Yeah. He’s just brilliant! He’s someone who has thought so deeply about so many things that he speaks with real authority. I also like his feedback on cuts and things like that, because I trust him as an artist. We’re totally different people, but I trust him.
One of the things Nuts! is about is how to think critically while watching a movie. You’re challenging your viewers to question what is and isn’t true.
Absolutely! Even people I know that are really smart don’t always get that documentaries have a director. They have no idea that these movies are contingent on who’s making it, what questions they ask, what materials are available to them at the moment that they asked it, what happened in the edit room, their mood that day. With this film I wanted to make it as clear as possible that Penny Lane is a person, and she has made choices. To the point where you see my hands, literally, moving the archival material around in one scene.

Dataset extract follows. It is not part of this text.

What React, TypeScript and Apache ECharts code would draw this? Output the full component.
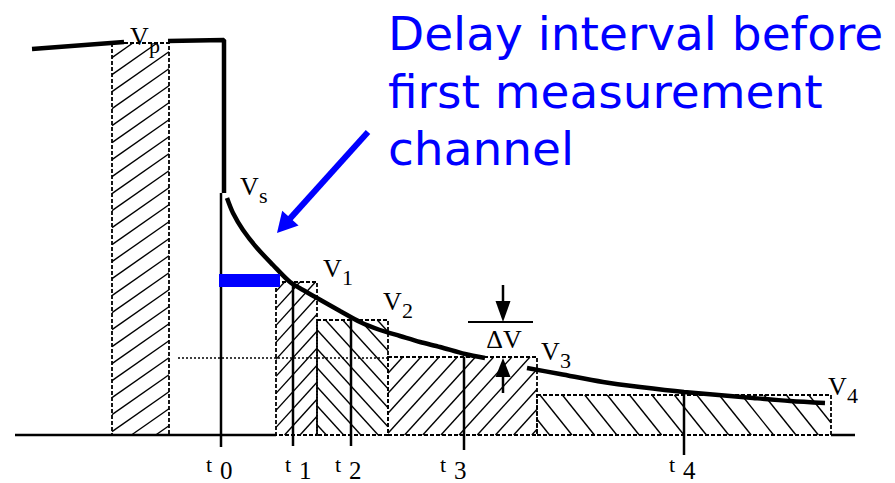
import React, { useEffect, useRef } from "react";
import * as echarts from "echarts";

// ---- axis extents: time (x) and voltage (y, baseline at 0) ----
const T_MIN = 0;
const T_MAX = 895;
const V_MIN = -48;
const V_MAX = 435;

// ---- waveform ----
const primaryBefore: number[][] = [[32, 386], [124, 393]];
const primaryAfter: number[][] = [[168, 394], [224, 395], [224, 242]];
const decayEarly: number[][] = [
  [227, 237], [233, 222], [243, 205], [257, 187], [273, 170], [290, 153],
  [303, 145], [317, 137], [340, 124], [360, 113], [380, 105], [400, 99],
  [420, 93], [440, 88], [465, 81], [485, 77],
];
const decayLate: number[][] = [
  [527, 67], [560, 61], [603, 53], [640, 48], [684, 43], [753, 37], [790, 34], [825, 32],
];

// ---- measurement channels (hatched bars) ----
const channelStart = [112, 276, 317, 388, 537];
const channelEnd = [169, 317, 388, 537, 831];
const channelLevel = [392, 153, 115, 78, 40];
const channelHatch = ["/", "/", "\\", "/", "\\"];

// ---- delay interval (blue bar) ----
const delayStart = 219;
const delayEnd = 280;
const delayLow = 148;
const delayHigh = 161;

// ---- time ticks ----
const tickTimes = [221, 293, 351, 464, 684];
const tickTops = [242, 153, 115, 78, 43];
const tickBottoms = [-12, -11, -11, -15, -20];
const tickSubs = ["0", "1", "2", "3", "4"];
const tickLabelTimes = [221, 300, 350, 455, 684];

// ---- baseline & reference lines ----
const baselineSegments: number[][] = [[15, 276], [831, 855]];
const refLevel = 77;
const refFrom = 178;
const refTo = 388;
const deltaTop = 113;
const deltaFrom = 468;
const deltaTo = 533;

// ---- arrows: [fromT, fromV, toT, toV] ----
const arrows: number[][] = [
  [368, 303, 277, 202],
  [503, 150, 503, 113],
  [503, 42, 503, 77],
];

// ---- voltage labels (baseline anchor) ----
const voltageLabelMain = ["V", "V", "V", "V", "V", "V"];
const voltageLabelSub = ["p", "s", "1", "2", "3", "4"];
const voltageLabelT = [130, 240, 323, 383, 541, 828];
const voltageLabelV = [390, 240, 158, 125, 75, 40];

const deltaLabel = "ΔV";
const deltaLabelT = 504;
const deltaLabelV = 87;

const noteLines = ["Delay interval before", "first measurement", "channel"];
const noteT = 388;
const noteV = [385, 327, 270];

// ---- styles ----
const BLUE = "#0000ff";
const BLACK = "#000000";
const SERIF = '"Liberation Serif", "Times New Roman", serif';
const SANS = '"DejaVu Sans", Verdana, sans-serif';
const hatchSlope = [0.7, 1.1, 1.1, 1.1, 1.25];
const hatchStep = [17, 17, 19, 20, 28];
const arrowColor = [BLUE, BLACK, BLACK];
const arrowShaft = [6, 2.5, 2.5];
const arrowHeadLen = [20, 21, 19];
const arrowHeadW = [22, 15, 15];

function hatchLines(L: number, R: number, T: number, B: number, dir: string, k: number, s: number) {
  const out: any[] = [];
  if (dir === "/") {
    const cMin = T + k * L;
    const cMax = B + k * R;
    for (let c = Math.ceil(cMin / s) * s; c <= cMax; c += s) {
      const xa = Math.max(L, (c - B) / k);
      const xb = Math.min(R, (c - T) / k);
      if (xb - xa > 0.5) out.push([xa, c - k * xa, xb, c - k * xb]);
    }
  } else {
    const cMin = T - k * R;
    const cMax = B - k * L;
    for (let c = Math.ceil(cMin / s) * s; c <= cMax; c += s) {
      const xa = Math.max(L, (T - c) / k);
      const xb = Math.min(R, (B - c) / k);
      if (xb - xa > 0.5) out.push([xa, c + k * xa, xb, c + k * xb]);
    }
  }
  return out;
}

function textEl(x: number, baselineY: number, text: string, size: number, family: string, color: string, align: string, factor: number) {
  return {
    type: "text",
    x,
    y: baselineY - factor * size,
    style: {
      text,
      font: `${size}px ${family}`,
      fill: color,
      align,
      textAlign: align,
      verticalAlign: "middle",
      textVerticalAlign: "middle",
    },
  };
}

const SERIF_F = 0.3375;
const SANS_F = 0.346;

export default function App() {
  const ref = useRef<HTMLDivElement>(null);
  useEffect(() => {
    if (!ref.current) return;
    const chart = echarts.init(ref.current, undefined, { renderer: "svg" });

    const curveStyle = { color: BLACK, width: 4.5, cap: "butt" };
    const lineBase = {
      type: "line",
      symbol: "none",
      silent: true,
      z: 3,
    };

    const option: any = {
      animation: false,
      grid: { left: 0, right: 0, top: 0, bottom: 0 },
      xAxis: { type: "value", min: T_MIN, max: T_MAX, show: false },
      yAxis: { type: "value", min: V_MIN, max: V_MAX, show: false },
      series: [
        // hatched channel bars
        {
          type: "custom",
          silent: true,
          z: 1,
          data: channelStart.map((s, i) => [s, channelEnd[i], channelLevel[i]]),
          renderItem: (params: any, api: any) => {
            const i = params.dataIndex;
            const p0 = api.coord([api.value(0), 0]);
            const p1 = api.coord([api.value(1), api.value(2)]);
            const L = p0[0], R = p1[0], T = p1[1], B = p0[1];
            const segs = hatchLines(L, R, T, B, channelHatch[i], hatchSlope[i], hatchStep[i]);
            return {
              type: "group",
              children: [
                ...segs.map((g) => ({
                  type: "line",
                  shape: { x1: g[0], y1: g[1], x2: g[2], y2: g[3] },
                  style: { stroke: BLACK, lineWidth: 1.4 },
                })),
                {
                  type: "rect",
                  shape: { x: L, y: T, width: R - L, height: B - T },
                  style: { fill: "none", stroke: BLACK, lineWidth: 1.8, lineDash: [4, 2] },
                },
              ],
            };
          },
        },
        // baseline segments
        {
          type: "custom",
          silent: true,
          z: 2,
          data: baselineSegments,
          renderItem: (params: any, api: any) => {
            const a = api.coord([api.value(0), 0]);
            const b = api.coord([api.value(1), 0]);
            return {
              type: "line",
              shape: { x1: a[0], y1: a[1], x2: b[0], y2: b[1] },
              style: { stroke: BLACK, lineWidth: 2.5 },
            };
          },
        },
        // time ticks
        {
          type: "custom",
          silent: true,
          z: 2,
          data: tickTimes.map((t, i) => [t, tickTops[i], tickBottoms[i]]),
          renderItem: (params: any, api: any) => {
            const a = api.coord([api.value(0), api.value(1)]);
            const b = api.coord([api.value(0), api.value(2)]);
            return {
              type: "line",
              shape: { x1: a[0], y1: a[1], x2: b[0], y2: b[1] },
              style: { stroke: BLACK, lineWidth: 2.5 },
            };
          },
        },
        // dotted reference line and delta bar
        {
          type: "custom",
          silent: true,
          z: 2,
          data: [
            [refFrom, refLevel, refTo, refLevel, 0],
            [deltaFrom, deltaTop, deltaTo, deltaTop, 1],
          ],
          renderItem: (params: any, api: any) => {
            const a = api.coord([api.value(0), api.value(1)]);
            const b = api.coord([api.value(2), api.value(3)]);
            const dotted = api.value(4) === 0;
            return {
              type: "line",
              shape: { x1: a[0], y1: a[1], x2: b[0], y2: b[1] },
              style: dotted
                ? { stroke: BLACK, lineWidth: 1.3, lineDash: [2, 2] }
                : { stroke: BLACK, lineWidth: 2 },
            };
          },
        },
        // waveform
        { ...lineBase, data: primaryBefore, lineStyle: curveStyle },
        { ...lineBase, data: primaryAfter, lineStyle: curveStyle },
        { ...lineBase, data: decayEarly, smooth: 0.3, lineStyle: curveStyle },
        { ...lineBase, data: decayLate, smooth: 0.3, lineStyle: curveStyle },
        // delay interval bar
        {
          type: "custom",
          silent: true,
          z: 4,
          data: [[delayStart, delayEnd, delayLow, delayHigh]],
          renderItem: (params: any, api: any) => {
            const a = api.coord([api.value(0), api.value(3)]);
            const b = api.coord([api.value(1), api.value(2)]);
            return {
              type: "rect",
              shape: { x: a[0], y: a[1], width: b[0] - a[0], height: b[1] - a[1] },
              style: { fill: BLUE },
            };
          },
        },
        // arrows
        {
          type: "custom",
          silent: true,
          z: 4,
          data: arrows,
          renderItem: (params: any, api: any) => {
            const i = params.dataIndex;
            const p1 = api.coord([api.value(0), api.value(1)]);
            const p2 = api.coord([api.value(2), api.value(3)]);
            const dx = p2[0] - p1[0];
            const dy = p2[1] - p1[1];
            const len = Math.hypot(dx, dy);
            const ux = dx / len, uy = dy / len;
            const px = -uy, py = ux;
            const hl = arrowHeadLen[i];
            const hw = arrowHeadW[i];
            const bx = p2[0] - ux * hl, by = p2[1] - uy * hl;
            const c = arrowColor[i];
            return {
              type: "group",
              children: [
                {
                  type: "line",
                  shape: { x1: p1[0], y1: p1[1], x2: bx + ux * 2, y2: by + uy * 2 },
                  style: { stroke: c, lineWidth: arrowShaft[i] },
                },
                {
                  type: "polygon",
                  shape: {
                    points: [
                      [p2[0], p2[1]],
                      [bx + (px * hw) / 2, by + (py * hw) / 2],
                      [bx - (px * hw) / 2, by - (py * hw) / 2],
                    ],
                  },
                  style: { fill: c },
                },
              ],
            };
          },
        },
        // voltage labels
        {
          type: "custom",
          silent: true,
          z: 5,
          data: voltageLabelT.map((t, i) => [t, voltageLabelV[i]]),
          renderItem: (params: any, api: any) => {
            const i = params.dataIndex;
            const p = api.coord([api.value(0), api.value(1)]);
            return {
              type: "group",
              children: [
                textEl(p[0], p[1], voltageLabelMain[i], 26, SERIF, BLACK, "left", SERIF_F),
                textEl(p[0] + 19, p[1] + 8, voltageLabelSub[i], 22, SERIF, BLACK, "left", SERIF_F),
              ],
            };
          },
        },
        // time labels
        {
          type: "custom",
          silent: true,
          z: 5,
          data: tickLabelTimes.map((t) => [t, 0]),
          renderItem: (params: any, api: any) => {
            const i = params.dataIndex;
            const p = api.coord([api.value(0), api.value(1)]);
            return {
              type: "group",
              children: [
                textEl(p[0] - 9, p[1] + 37, "t", 22, SERIF, BLACK, "right", SERIF_F),
                textEl(p[0] - 1, p[1] + 44, tickSubs[i], 25, SERIF, BLACK, "left", SERIF_F),
              ],
            };
          },
        },
        // delta label
        {
          type: "custom",
          silent: true,
          z: 5,
          data: [[deltaLabelT, deltaLabelV]],
          renderItem: (params: any, api: any) => {
            const p = api.coord([api.value(0), api.value(1)]);
            return textEl(p[0], p[1], deltaLabel, 26, SERIF, BLACK, "center", SERIF_F);
          },
        },
        // note text
        {
          type: "custom",
          silent: true,
          z: 5,
          data: noteV.map((v) => [noteT, v]),
          renderItem: (params: any, api: any) => {
            const i = params.dataIndex;
            const p = api.coord([api.value(0), api.value(1)]);
            return textEl(p[0], p[1], noteLines[i], 47, SANS, BLUE, "left", SANS_F);
          },
        },
      ],
    };
    chart.setOption(option);
    return () => chart.dispose();
  }, []);

  return (
    <div
      ref={ref}
      style={{ position: "absolute", left: 0, top: 0, width: 895, height: 483, background: "#ffffff" }}
    />
  );
}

So, yeah, that was important to me. And if you watch the film with attention—which not everyone will, which is fine—you’ll definitely think, by the end: “Well, wait a minute! Didn’t she tell me this? And was that not true?” That kind of feeling, I think, can be really productive. Which is why I think the true crime genre is actually quite good for documentary. Making a Murderer. The Jinx. Serial. Audiences get very engaged in researching the subject and saying, “Wait a minute! They left this out,” because we’re trying to solve the murder or whatever. It’s the one area where I see where the general public does get very invested in questions like authorial intent and editing and shaping.